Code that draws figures
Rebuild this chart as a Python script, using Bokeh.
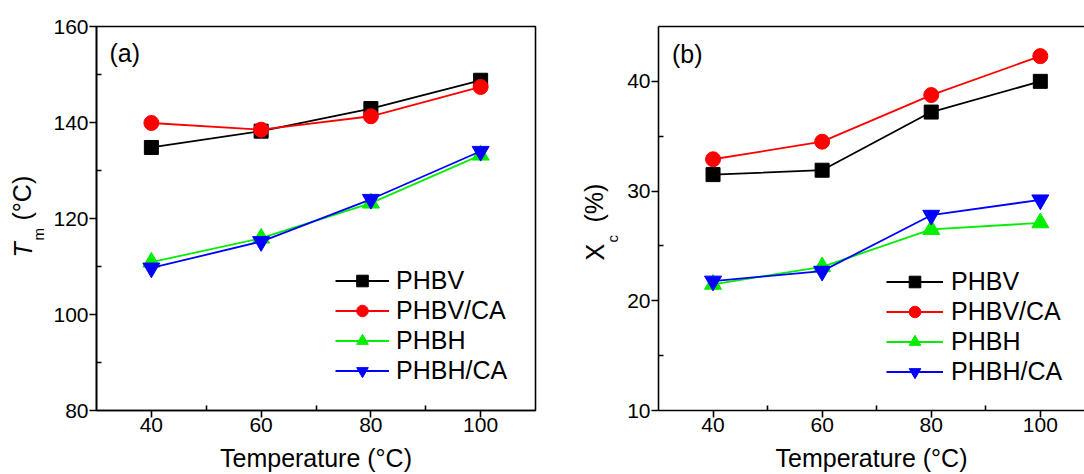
import math
from bokeh.plotting import figure
from bokeh.layouts import row
from bokeh.models import FixedTicker, Legend, LegendItem, Label, LinearAxis
from bokeh.embed import file_html
from bokeh.resources import INLINE

# ---------------- data ----------------
temperature = [40, 60, 80, 100]
series_names = ["PHBV", "PHBV/CA", "PHBH", "PHBH/CA"]

tm_phbv = [134.8, 138.2, 142.9, 148.8]
tm_phbv_ca = [139.9, 138.5, 141.3, 147.4]
tm_phbh = [110.9, 115.9, 123.2, 133.2]
tm_phbh_ca = [109.7, 115.2, 124.0, 134.0]

xc_phbv = [31.5, 31.9, 37.2, 40.0]
xc_phbv_ca = [32.9, 34.5, 38.75, 42.3]
xc_phbh = [21.5, 23.1, 26.5, 27.1]
xc_phbh_ca = [21.8, 22.7, 27.8, 29.2]

x_ticks = [40, 60, 80, 100]
x_minor = [50, 70, 90]
tm_ticks = [80, 100, 120, 140, 160]
tm_minor = [90, 110, 130, 150]
xc_ticks = [10, 20, 30, 40]
xc_minor = [15, 25, 35]

x_title = "Temperature (°C)"

colors = ["#000000", "#ff0000", "#00ee00", "#0000ff"]
markers = ["square", "circle", "triangle", "inverted_triangle"]
msizes = [14, 15, 17, 17]

FONT = "Liberation Sans"


def style_axes(p, yt, ym):
    p.xaxis.ticker = FixedTicker(ticks=x_ticks, minor_ticks=x_minor)
    p.yaxis.ticker = FixedTicker(ticks=yt, minor_ticks=ym)
    for ax in (p.xaxis[0], p.yaxis[0]):
        ax.axis_line_color = "black"
        ax.axis_line_width = 1.6
        ax.major_tick_line_color = "black"
        ax.major_tick_line_width = 1.6
        ax.minor_tick_line_color = "black"
        ax.minor_tick_line_width = 1.6
        ax.major_tick_out = 7
        ax.major_tick_in = 0
        ax.minor_tick_out = 0
        ax.minor_tick_in = 5
        ax.major_label_text_font = FONT
        ax.major_label_text_font_size = "21px"
        ax.major_label_text_color = "black"
    p.xaxis.major_label_standoff = 0
    p.yaxis.major_label_standoff = 1
    p.xaxis.axis_label = x_title
    p.xaxis.axis_label_text_font = FONT
    p.xaxis.axis_label_text_font_size = "25px"
    p.xaxis.axis_label_text_font_style = "normal"
    p.xaxis.axis_label_text_color = "black"
    p.xaxis.axis_label_standoff = 9
    p.xgrid.visible = False
    p.ygrid.visible = False


def add_series(p, ys_list, legend_x, legend_y, glyph_w, standoff):
    items = []
    for name, ys, c, m, s in zip(series_names, ys_list, colors, markers, msizes):
        lr = p.line(temperature, ys, line_color=c, line_width=1.8)
        sr = p.scatter(temperature, ys, marker=m, size=s, fill_color=c, line_color=c)
        items.append(LegendItem(label=name, renderers=[lr, sr]))
    leg = Legend(items=items, location=(legend_x, legend_y), padding=0, margin=0,
                 spacing=1, glyph_height=29, glyph_width=glyph_w, label_height=29,
                 label_standoff=standoff, border_line_color=None, background_fill_alpha=0,
                 label_text_font=FONT, label_text_font_size="25px", label_text_color="black")
    p.add_layout(leg)


def lab(p, text, x, y, size="25px", style="normal", angle=0.0, align="left"):
    p.add_layout(Label(x=x, y=y, x_units="screen", y_units="screen", text=text,
                       text_font=FONT, text_font_size=size, text_font_style=style,
                       text_color="black", angle=angle, text_align=align,
                       text_baseline="alphabetic"))


def title_strip(width):
    f = figure(width=width, height=474, x_range=(0, 1), y_range=(0, 1),
               x_axis_location=None, y_axis_location=None,
               output_backend="svg", toolbar_location=None,
               min_border_left=0, min_border_right=0, min_border_top=26, min_border_bottom=64)
    f.outline_line_color = None
    f.background_fill_color = "white"
    f.border_fill_color = "white"
    f.xgrid.visible = False
    f.ygrid.visible = False
    return f


# ---------------- y title of panel (a) ----------------
ya = title_strip(50)
lab(ya, "T", 22.7, 153, style="italic", angle=math.pi / 2)
lab(ya, "m", 37.8, 170, size="15px", angle=math.pi / 2)
lab(ya, "(°C)", 21.7, 190, angle=math.pi / 2)

# ---------------- panel (a) ----------------
p1 = figure(width=490, height=474, x_range=(30, 110), y_range=(80, 160),
            output_backend="svg", toolbar_location=None,
            min_border_left=46, min_border_right=5, min_border_top=26, min_border_bottom=64)
p1.outline_line_color = "black"
p1.outline_line_width = 1.6
p1.background_fill_color = "white"
p1.border_fill_color = "white"
style_axes(p1, tm_ticks, tm_minor)
add_series(p1, [tm_phbv, tm_phbv_ca, tm_phbh, tm_phbh_ca], 239, 25.5, 54, 7)
lab(p1, "(a)", 13, 358)

# ---------------- y title of panel (b) ----------------
yb = title_strip(80)
lab(yb, "X", 54.7, 150, angle=math.pi / 2)
lab(yb, "c", 71.8, 168, size="15px", angle=math.pi / 2)
lab(yb, "(%)", 53.7, 188, angle=math.pi / 2)

# ---------------- panel (b) ----------------
p2 = figure(width=464, height=474, x_range=(30, 108.1), y_range=(10, 45),
            output_backend="svg", toolbar_location=None,
            min_border_left=38, min_border_right=0, min_border_top=26, min_border_bottom=64)
p2.outline_line_color = None
p2.background_fill_color = "white"
p2.border_fill_color = "white"
style_axes(p2, xc_ticks, xc_minor)
top_axis = LinearAxis(ticker=FixedTicker(ticks=[]), axis_line_color="black", axis_line_width=1.6,
                      major_tick_out=0, major_tick_in=0, minor_tick_out=0, minor_tick_in=0,
                      major_label_text_font_size="0px", major_label_standoff=0)
p2.add_layout(top_axis, "above")
add_series(p2, [xc_phbv, xc_phbv_ca, xc_phbh, xc_phbh_ca], 228, 23.8, 57, 8)
lab(p2, "(b)", 13.5, 357)

layout = row(ya, p1, yb, p2)
open("out.html", "w").write(file_html(layout, INLINE))
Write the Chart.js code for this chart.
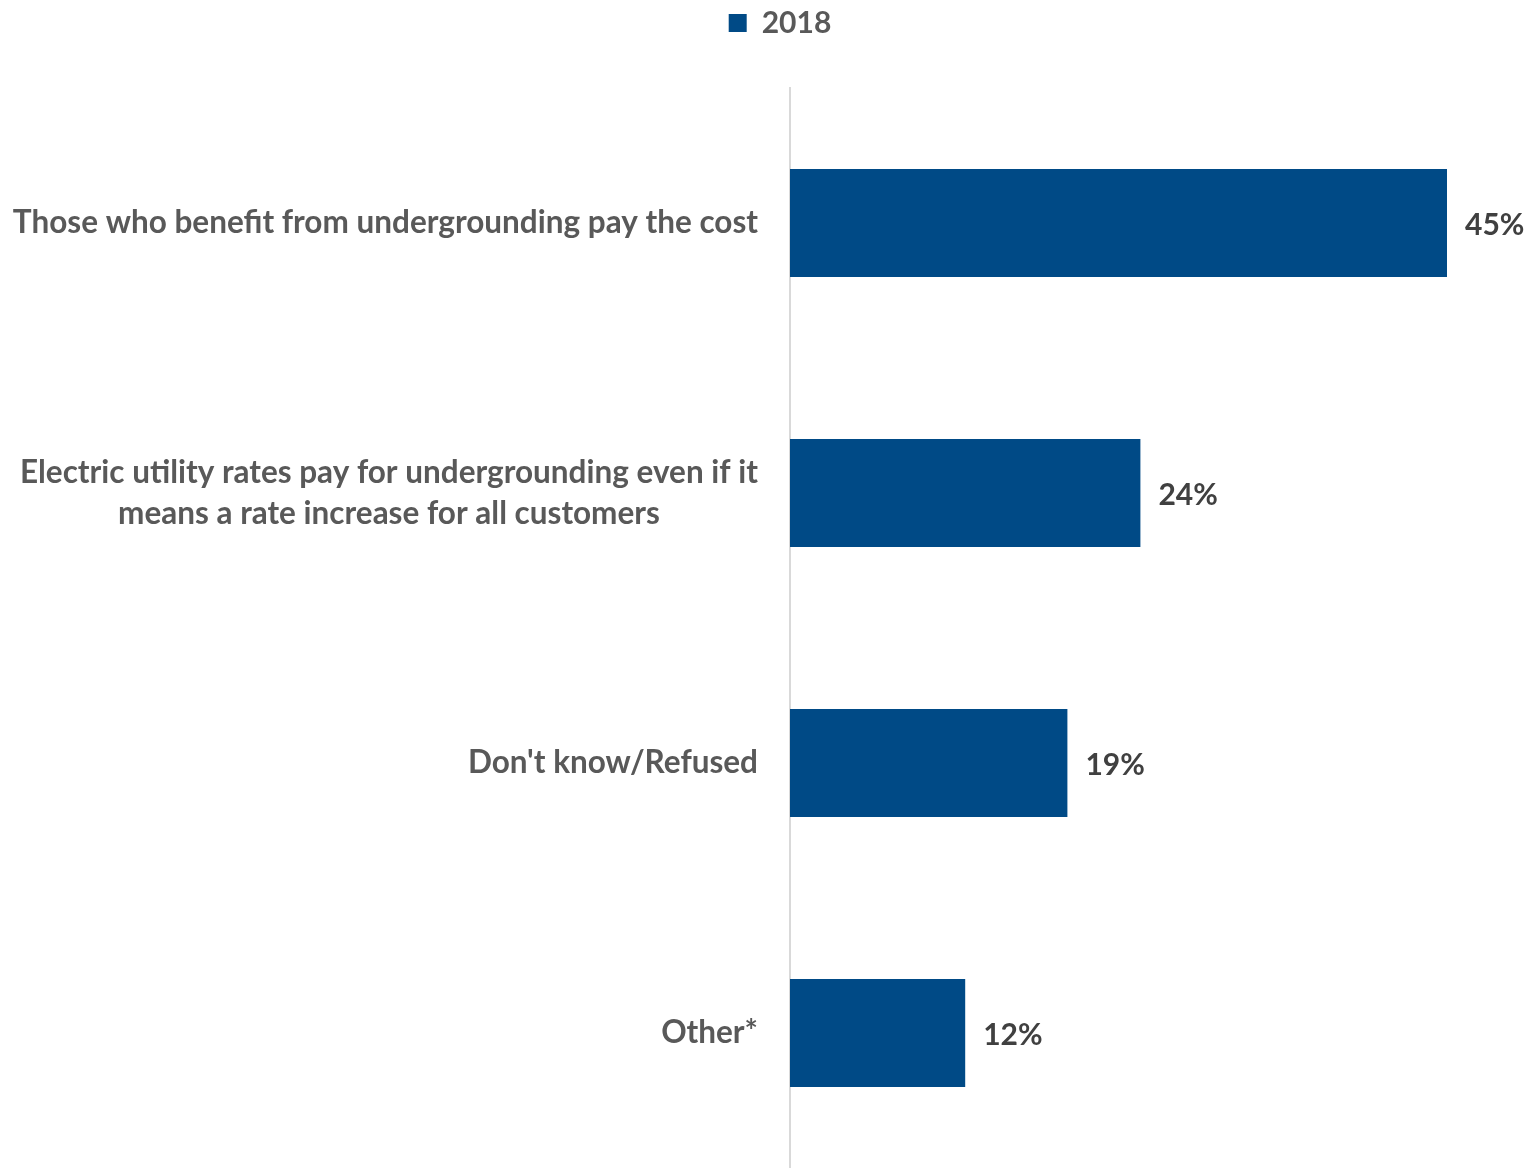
<!DOCTYPE html>
<html>
<head>
<meta charset="utf-8">
<script src="https://cdn.jsdelivr.net/npm/chart.js@4"></script>
<style>
  html, body { margin: 0; padding: 0; background: #fff; }
  #wrap { width: 1532px; height: 1168px; }
</style>
</head>
<body>
<div id="wrap"><canvas id="chart"></canvas></div>
<script>
"use strict";

// Categories and values
const categories = [
    "Those who benefit from undergrounding pay the cost",
    ["Electric utility rates pay for undergrounding even if it", "means a rate increase for all customers"],
    "Don't know/Refused",
    "Other*",
];
const values2018 = [45, 24, 19, 12];
const seriesName = "2018";

const FONT = "Lato, 'Open Sans', sans-serif";
const BAR_COLOR = "#004a86";

// Make the legend box taller so the plot starts lower down
const legendSpacer = {
    id: "legendSpacer",
    beforeInit(chart) {
        const originalFit = chart.legend.fit;
        chart.legend.fit = function fit() {
            originalFit.bind(chart.legend)();
            this.height = 88;
        };
    },
};

// Category labels: right-aligned block, lines centred inside it (like Excel)
const categoryLabels = {
    id: "categoryLabels",
    afterDraw(chart) {
        const ctx = chart.ctx;
        const yScale = chart.scales.y;
        const right = chart.chartArea.left - 32;
        const lineH = 41;
        ctx.save();
        ctx.font = "bold 31.5px " + FONT;
        ctx.fillStyle = "#595959";
        ctx.textAlign = "center";
        ctx.textBaseline = "middle";
        categories.forEach((cat, i) => {
            const lines = Array.isArray(cat) ? cat : [cat];
            const w = Math.max(...lines.map((l) => ctx.measureText(l).width));
            const cx = right - w / 2;
            const y0 = yScale.getPixelForTick(i) - ((lines.length - 1) * lineH) / 2;
            lines.forEach((l, j) => ctx.fillText(l, cx, y0 + j * lineH));
        });
        ctx.restore();
    },
};

// Draw "45%" etc. just past the end of each bar
const valueLabels = {
    id: "valueLabels",
    afterDatasetsDraw(chart) {
        const ctx = chart.ctx;
        const meta = chart.getDatasetMeta(0);
        ctx.save();
        ctx.font = "bold 30px " + FONT;
        ctx.fillStyle = "#404040";
        ctx.textAlign = "left";
        ctx.textBaseline = "middle";
        meta.data.forEach((bar, i) => {
            ctx.fillText(values2018[i] + "%", bar.x + 18, bar.y + 2);
        });
        ctx.restore();
    },
};

new Chart(document.getElementById("chart"), {
    type: "bar",
    data: {
        labels: categories,
        datasets: [
            {
                label: seriesName,
                data: values2018,
                backgroundColor: BAR_COLOR,
                borderWidth: 0,
                categoryPercentage: 1,
                barPercentage: 0.4,
            },
        ],
    },
    options: {
        indexAxis: "y",
        responsive: true,
        maintainAspectRatio: false,
        animation: false,
        layout: {
            padding: { top: 0, right: 12, bottom: 0, left: 40 },
        },
        plugins: {
            legend: {
                position: "top",
                labels: {
                    boxWidth: 18,
                    boxHeight: 18,
                    color: "#595959",
                    padding: 8,
                    font: { family: FONT, size: 30, weight: "bold" },
                },
            },
            tooltip: { enabled: false },
        },
        scales: {
            x: {
                display: false,
                min: 0,
                max: 50,
            },
            y: {
                grid: { display: false },
                border: { display: true, color: "#d9d9d9", width: 2 },
                ticks: { display: false },
                afterFit(scale) {
                    scale.width = 750;
                    scale.paddingTop = 0;
                    scale.paddingBottom = 0;
                },
            },
        },
    },
    plugins: [legendSpacer, valueLabels, categoryLabels],
});
</script>
</body>
</html>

▸ **Directive**
Extract the lines exactly, please: the first line of the listing, the line with "tm_phbh_ca = [109.7, 115.2, 124.0, 134.0]", and every line between them, but no pictures.

▸ **Solution to this exercise**
Rebuild this chart as a Python script, using Bokeh.
import math
from bokeh.plotting import figure
from bokeh.layouts import row
from bokeh.models import FixedTicker, Legend, LegendItem, Label, LinearAxis
from bokeh.embed import file_html
from bokeh.resources import INLINE

# ---------------- data ----------------
temperature = [40, 60, 80, 100]
series_names = ["PHBV", "PHBV/CA", "PHBH", "PHBH/CA"]

tm_phbv = [134.8, 138.2, 142.9, 148.8]
tm_phbv_ca = [139.9, 138.5, 141.3, 147.4]
tm_phbh = [110.9, 115.9, 123.2, 133.2]
tm_phbh_ca = [109.7, 115.2, 124.0, 134.0]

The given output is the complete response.